From 15 April to 31 December, we offer a new online exhibition titled Catherine I: The First Royal Owner of Sarskoe Selo.
The year 2024 marks the 340th birth anniversary of Empress Catherine I, the spouse of Peter the Great. She laid the foundation for the imperial summer residence of Tsarskoe (then Sarskoe) Selo. Our online exhibition not only brings together her biography and portraits, but also the history of the palace-and-park ensemble.
The life of Catherine I (1684–1727) was like a Cinderella story. A commoner doing laundry and kitchen work, she took her lucky chance to ascend the Russian throne. An orphan early, Martha Skavronska was a servant at the Lutheran pastor Ernst Glück’s house in Marienburg (now Alūksne in Latvia). At the age of seventeen, she was married off to a Swedish dragoon, but only for eight days until the town was captured by Russian forces during the Northern War. In 1705, while visiting his favourite Menshikov’s house, Peter the Great met Martha and soon took her as his own mistress. She converted to Orthodoxy, changed her name to Yekaterina Alexeevna, and soon became Peter’s closest partner. They officially married in 1712. Catherine became Peter’s second wife, while his first one, Eudoxia Lopukhina, who did not understand his reforms and rejected them, had been forced by Peter to become a nun back in 1698. After Peter’s death in 1725, Catherine was the first woman to rule Imperial Russia. However, the real power lay with His Serene Highness Prince Menshikov, who dominated the Supreme Privy Council.
Catherine I’s reign did not last long. She died in 1727, just two years after Peter.

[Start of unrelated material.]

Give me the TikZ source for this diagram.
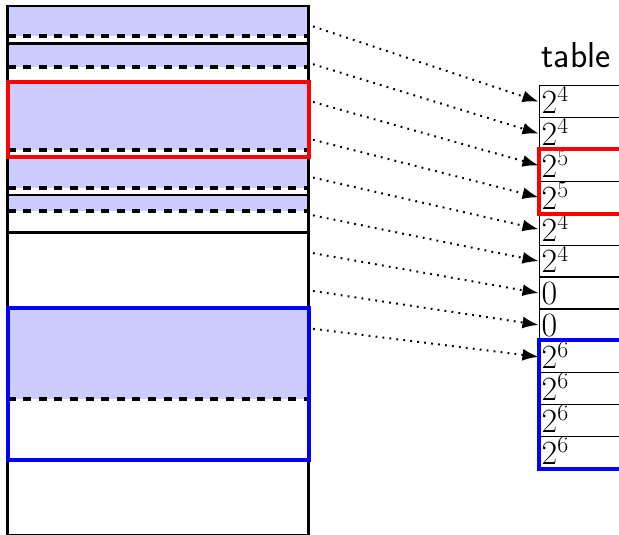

She owned Tsarskoe Selo for sixteen years and turned a small farmstead into a comfortable estate.
The exhibition showcases objects from the collections of Tsarskoe Selo, the State Hermitage, the Russian Museum and the State Historical Museum of Russia.
The virtual exhibits include: portraits by Ivan Adolsky, Carel de Moor, Louis Caravaque and Jean-Marc Nattier; miniatures by Grigoriis Musikiysky, Andrei Ovsov and Jean Henri Benner; engravings by Alexei Zubov; a letter from Catherine I to King Friedrich Wilhelm of Prussia; a model of the first 'stone chambers' at Tsarskoe Selo, with drawings of the facade and floors by Nicolay Lanceray.